***** Information shown

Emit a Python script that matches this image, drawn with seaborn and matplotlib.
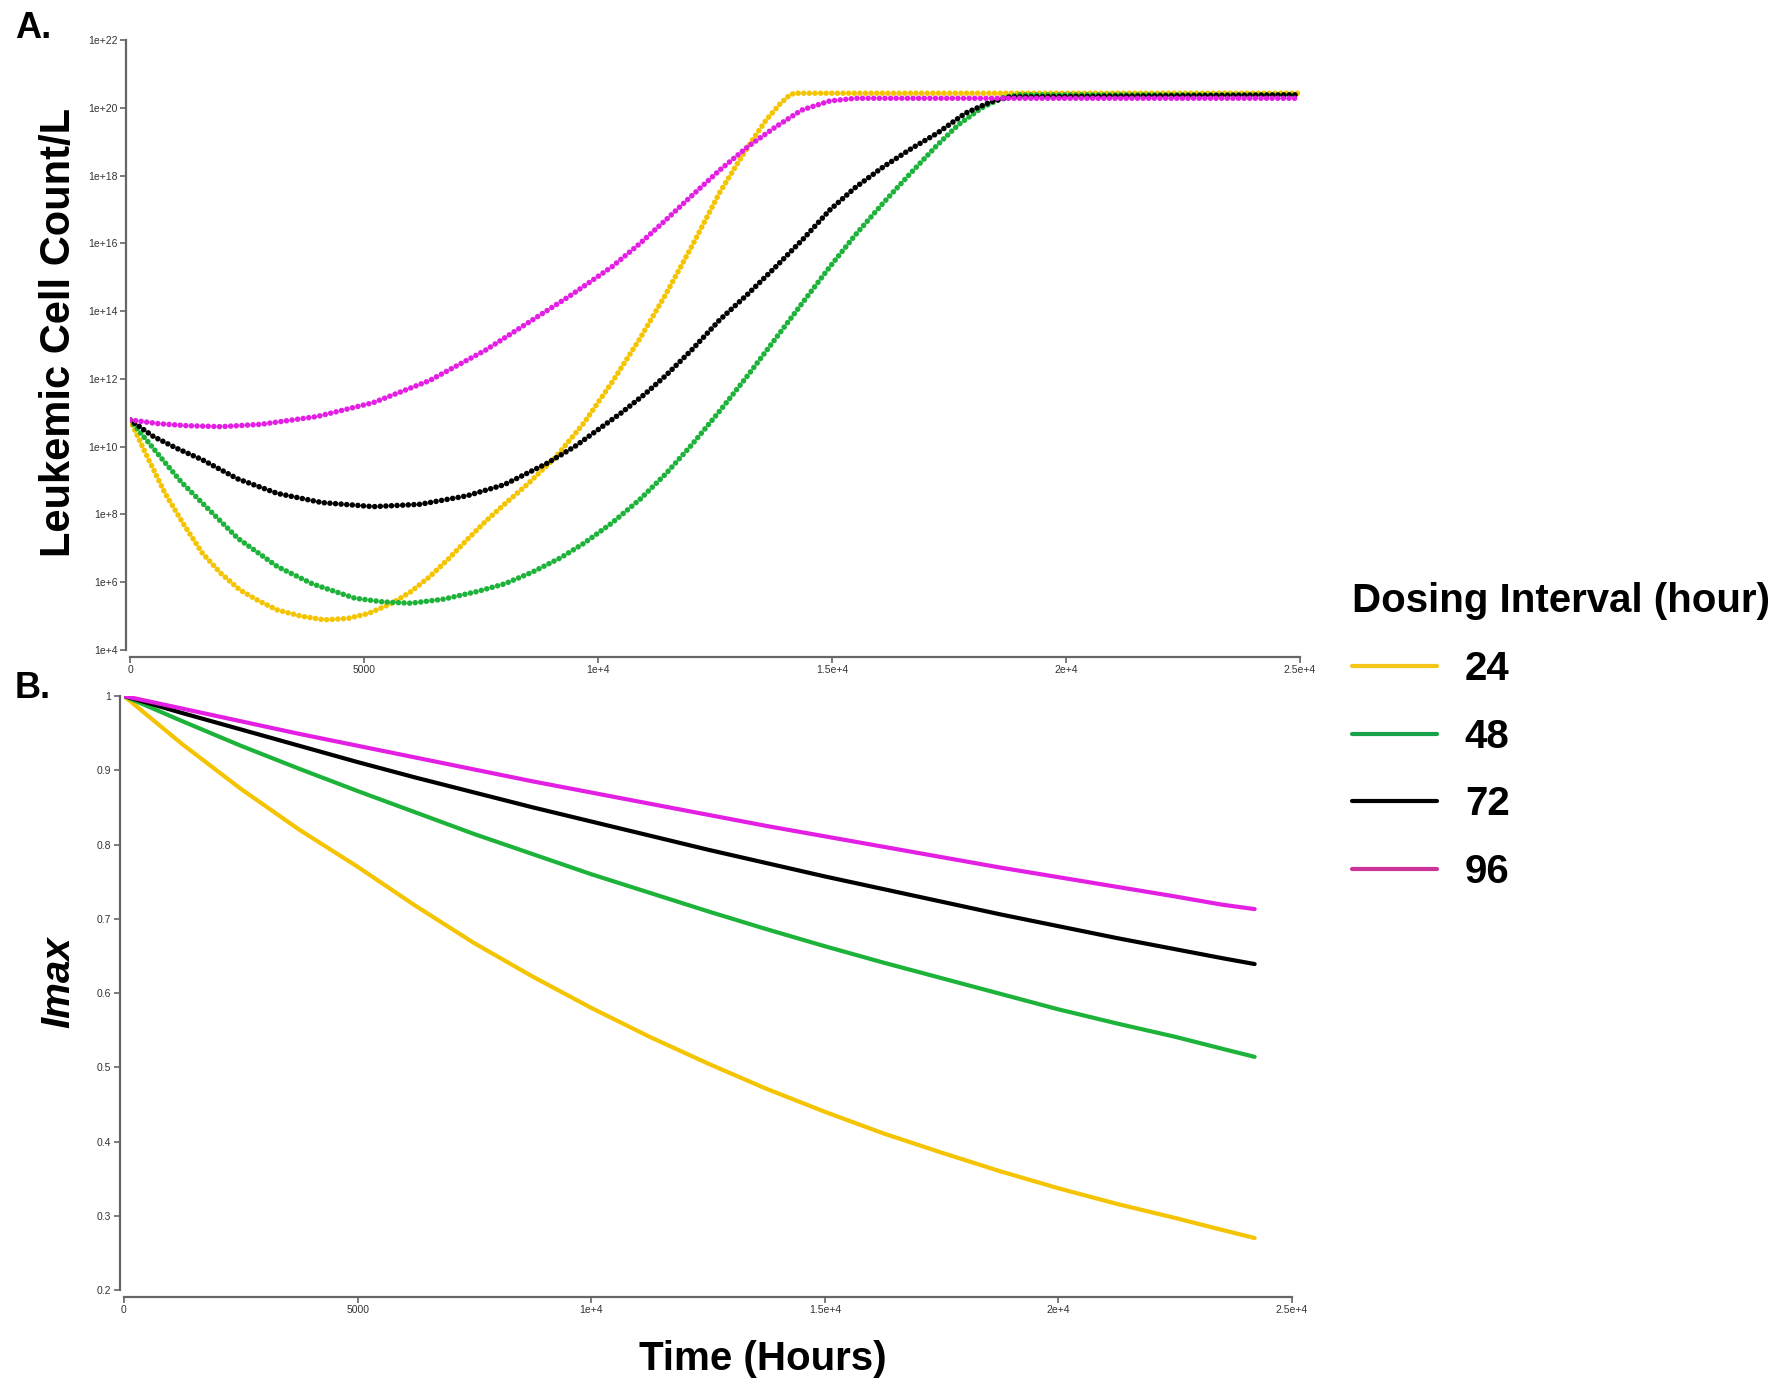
import numpy as np
import pandas as pd
import seaborn as sns
import matplotlib.pyplot as plt
from matplotlib.lines import Line2D

# dosing intervals (hours) and colours
intervals = ['24', '48', '72', '96']
colors = ['#F5C400', '#1DB33A', '#000000', '#E41FE4']
legend_colors = ['#F5C518', '#17A34A', '#000000', '#CC3399']

# panel A: leukemic cell count (log10 of cells/L) vs time (hours)
t_24 = [0, 300, 750, 1150, 1550, 1950, 2350, 2750, 3150, 3650, 4150, 4650, 5100, 5600, 6000, 6400,
        6800, 7200, 7600, 8000, 8500, 9100, 9700, 10300, 10900, 11450, 12000, 12600, 13000, 13300,
        13600, 13900, 14100, 14200, 25000]
log_24 = [10.79, 9.9, 8.62, 7.7, 6.85, 6.25, 5.77, 5.45, 5.18, 5.0, 4.89, 4.93, 5.08, 5.38, 5.72, 6.16,
          6.68, 7.25, 7.8, 8.3, 8.9, 9.7, 10.7, 11.9, 13.2, 14.5, 15.9, 17.5, 18.4, 19.05,
          19.65, 20.13, 20.38, 20.43, 20.43]
t_48 = [0, 350, 700, 1100, 1550, 2300, 3150, 3900, 4800, 5400, 6000, 6700, 7400, 8000, 8600, 9200,
        9700, 10300, 10900, 11450, 12000, 12600, 13200, 13800, 14400, 14950, 15500, 16100, 16700,
        17250, 17700, 18200, 18650, 19000, 25000]
log_48 = [10.79, 10.2, 9.61, 8.95, 8.33, 7.3, 6.46, 5.95, 5.53, 5.42, 5.38, 5.5, 5.72, 5.95, 6.3, 6.72,
          7.15, 7.75, 8.45, 9.2, 10.05, 11.05, 12.1, 13.2, 14.3, 15.3, 16.25, 17.2, 18.1,
          18.9, 19.5, 20.0, 20.3, 20.38, 20.38]
t_72 = [0, 500, 1000, 1550, 2300, 3150, 4100, 5200, 6200, 7200, 8000, 8900, 9500, 10000, 10500,
        11000, 11450, 12000, 12600, 13200, 13800, 14400, 14950, 15500, 16100, 16700, 17250, 17850,
        18400, 18800, 25000]
log_72 = [10.79, 10.3, 9.95, 9.61, 9.05, 8.62, 8.35, 8.23, 8.3, 8.55, 8.88, 9.5, 10.0, 10.5, 11.0,
          11.55, 12.1, 12.85, 13.74, 14.5, 15.31, 16.15, 16.98, 17.65, 18.26, 18.8, 19.25, 19.84,
          20.18, 20.32, 20.38]
t_96 = [0, 600, 1200, 1950, 2800, 4000, 5200, 6400, 7000, 7600, 8600, 9400, 10300, 10900, 11450,
        12000, 12600, 13200, 13800, 14350, 14950, 15500, 25000]
log_96 = [10.79, 10.68, 10.62, 10.59, 10.66, 10.89, 11.3, 11.95, 12.4, 12.85, 13.74, 14.45, 15.31,
          16.0, 16.69, 17.4, 18.16, 18.85, 19.44, 19.93, 20.2, 20.28, 20.28]

# panel B: Imax vs time (hours)
t_imax = [0, 1250, 2500, 3750, 5000, 6250, 7500, 8750, 10000, 11250, 12500, 13750, 15000, 16250,
          17500, 18750, 20000, 21250, 22500, 23500, 24200]
imax_24 = [1.0, 0.935, 0.875, 0.82, 0.770, 0.717, 0.667, 0.622, 0.580, 0.541, 0.505, 0.471, 0.440,
           0.411, 0.385, 0.36, 0.337, 0.316, 0.297, 0.281, 0.270]
imax_48 = [1.0, 0.966, 0.933, 0.902, 0.872, 0.843, 0.814, 0.787, 0.760, 0.735, 0.710, 0.686, 0.663,
           0.641, 0.620, 0.599, 0.578, 0.559, 0.541, 0.525, 0.514]
imax_72 = [1.0, 0.977, 0.955, 0.933, 0.911, 0.89, 0.870, 0.85, 0.831, 0.812, 0.793, 0.775, 0.757,
           0.74, 0.723, 0.706, 0.690, 0.674, 0.659, 0.647, 0.639]
imax_96 = [1.0, 0.983, 0.966, 0.949, 0.933, 0.917, 0.901, 0.885, 0.870, 0.855, 0.840, 0.825, 0.811,
           0.797, 0.783, 0.769, 0.756, 0.743, 0.730, 0.719, 0.713]

# tick labels
x_ticks = [0, 5000, 10000, 15000, 20000, 25000]
x_labels = ['0', '5000', '1e+4', '1.5e+4', '2e+4', '2.5e+4']
y_exps = [4, 6, 8, 10, 12, 14, 16, 18, 20, 22]
imax_ticks = [0.2, 0.3, 0.4, 0.5, 0.6, 0.7, 0.8, 0.9, 1.0]
imax_labels = ['0.2', '0.3', '0.4', '0.5', '0.6', '0.7', '0.8', '0.9', '1']

sns.set_style('white')
plt.rcParams['font.family'] = ['Liberation Sans', 'DejaVu Sans']
plt.rcParams['text.color'] = 'black'
plt.rcParams['axes.labelcolor'] = 'black'

top = pd.concat([
    pd.DataFrame({'time': t, 'count': 10.0 ** np.array(v), 'interval': k})
    for t, v, k in zip([t_24, t_48, t_72, t_96], [log_24, log_48, log_72, log_96], intervals)
])
bottom = pd.concat([
    pd.DataFrame({'time': t_imax, 'imax': v, 'interval': k})
    for v, k in zip([imax_24, imax_48, imax_72, imax_96], intervals)
])
pal = dict(zip(intervals, colors))

fig = plt.figure(figsize=(17.9, 13.98), dpi=100)
ax1 = fig.add_axes([130 / 1790, 1 - 650 / 1398, 1170 / 1790, 610 / 1398])
ax2 = fig.add_axes([124 / 1790, 1 - 1290 / 1398, 1168 / 1790, 594 / 1398])

# beaded lines like the original simulation output
sns.lineplot(data=top, x='time', y='count', hue='interval', palette=pal, ax=ax1,
             legend=False, lw=4, linestyle=(0, (0.01, 1.0)), dash_capstyle='round')
sns.lineplot(data=bottom, x='time', y='imax', hue='interval', palette=pal, ax=ax2,
             legend=False, lw=3)

ax1.set_yscale('log')
ax1.set_ylim(1e4, 1e22)
ax1.set_yticks([10.0 ** e for e in y_exps])
ax1.set_yticklabels(['1e+%d' % e for e in y_exps])
ax1.minorticks_off()
ax2.set_ylim(0.2, 1.0)
ax2.set_yticks(imax_ticks)
ax2.set_yticklabels(imax_labels)

for ax in (ax1, ax2):
    ax.set_xlim(0, 25000)
    ax.set_xticks(x_ticks)
    ax.set_xticklabels(x_labels)
    ax.set_xlabel('')
    ax.set_ylabel('')
    sns.despine(ax=ax)
    ax.spines['left'].set_position(('outward', 3))
    ax.spines['bottom'].set_position(('outward', 5))
    for s in ('left', 'bottom'):
        ax.spines[s].set_color('#666666')
        ax.spines[s].set_linewidth(1.6)
    ax.tick_params(axis='both', direction='out', length=4, width=1.2, color='#666666',
                   labelsize=7.5, labelcolor='#333333', pad=2,
                   left=True, bottom=True)

ax1.set_ylabel('Leukemic Cell Count/L', fontsize=30, fontweight='bold')
ax1.yaxis.set_label_coords(-0.044, 0.52)
ax2.set_ylabel('Imax', fontsize=29, fontweight='bold', fontstyle='italic')
ax2.yaxis.set_label_coords(-0.040, 0.518)
ax2.set_xlabel('Time (Hours)', fontsize=29, fontweight='bold')
ax2.xaxis.set_label_coords(0.547, -0.085)

fig.text(15 / 1790, 1 - 28 / 1398, 'A.', fontsize=26, fontweight='bold', va='center')
fig.text(15 / 1790, 1 - 688 / 1398, 'B.', fontsize=26, fontweight='bold', va='center')

handles = [Line2D([], [], color=c, lw=3) for c in legend_colors]
leg = fig.legend(handles, intervals, title='Dosing Interval (hour)', loc='upper left',
                 bbox_to_anchor=(1352 / 1790, 1 - 582 / 1398), frameon=False,
                 borderpad=0, borderaxespad=0,
                 prop={'size': 29, 'weight': 'bold'}, title_fontproperties={'size': 29, 'weight': 'bold'},
                 handlelength=2.1, handletextpad=0.7, labelspacing=0.74, alignment='left')

fig.savefig('out.png', dpi=100)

**********

• Given task: From the first line of the listing above, repeat every line through the one holding "20.2, 20.28, 20.28]". Both ends count, and pictures stay out.

• Expected answer:
Emit a Python script that matches this image, drawn with seaborn and matplotlib.
import numpy as np
import pandas as pd
import seaborn as sns
import matplotlib.pyplot as plt
from matplotlib.lines import Line2D

# dosing intervals (hours) and colours
intervals = ['24', '48', '72', '96']
colors = ['#F5C400', '#1DB33A', '#000000', '#E41FE4']
legend_colors = ['#F5C518', '#17A34A', '#000000', '#CC3399']

# panel A: leukemic cell count (log10 of cells/L) vs time (hours)
t_24 = [0, 300, 750, 1150, 1550, 1950, 2350, 2750, 3150, 3650, 4150, 4650, 5100, 5600, 6000, 6400,
        6800, 7200, 7600, 8000, 8500, 9100, 9700, 10300, 10900, 11450, 12000, 12600, 13000, 13300,
        13600, 13900, 14100, 14200, 25000]
log_24 = [10.79, 9.9, 8.62, 7.7, 6.85, 6.25, 5.77, 5.45, 5.18, 5.0, 4.89, 4.93, 5.08, 5.38, 5.72, 6.16,
          6.68, 7.25, 7.8, 8.3, 8.9, 9.7, 10.7, 11.9, 13.2, 14.5, 15.9, 17.5, 18.4, 19.05,
          19.65, 20.13, 20.38, 20.43, 20.43]
t_48 = [0, 350, 700, 1100, 1550, 2300, 3150, 3900, 4800, 5400, 6000, 6700, 7400, 8000, 8600, 9200,
        9700, 10300, 10900, 11450, 12000, 12600, 13200, 13800, 14400, 14950, 15500, 16100, 16700,
        17250, 17700, 18200, 18650, 19000, 25000]
log_48 = [10.79, 10.2, 9.61, 8.95, 8.33, 7.3, 6.46, 5.95, 5.53, 5.42, 5.38, 5.5, 5.72, 5.95, 6.3, 6.72,
          7.15, 7.75, 8.45, 9.2, 10.05, 11.05, 12.1, 13.2, 14.3, 15.3, 16.25, 17.2, 18.1,
          18.9, 19.5, 20.0, 20.3, 20.38, 20.38]
t_72 = [0, 500, 1000, 1550, 2300, 3150, 4100, 5200, 6200, 7200, 8000, 8900, 9500, 10000, 10500,
        11000, 11450, 12000, 12600, 13200, 13800, 14400, 14950, 15500, 16100, 16700, 17250, 17850,
        18400, 18800, 25000]
log_72 = [10.79, 10.3, 9.95, 9.61, 9.05, 8.62, 8.35, 8.23, 8.3, 8.55, 8.88, 9.5, 10.0, 10.5, 11.0,
          11.55, 12.1, 12.85, 13.74, 14.5, 15.31, 16.15, 16.98, 17.65, 18.26, 18.8, 19.25, 19.84,
          20.18, 20.32, 20.38]
t_96 = [0, 600, 1200, 1950, 2800, 4000, 5200, 6400, 7000, 7600, 8600, 9400, 10300, 10900, 11450,
        12000, 12600, 13200, 13800, 14350, 14950, 15500, 25000]
log_96 = [10.79, 10.68, 10.62, 10.59, 10.66, 10.89, 11.3, 11.95, 12.4, 12.85, 13.74, 14.45, 15.31,
          16.0, 16.69, 17.4, 18.16, 18.85, 19.44, 19.93, 20.2, 20.28, 20.28]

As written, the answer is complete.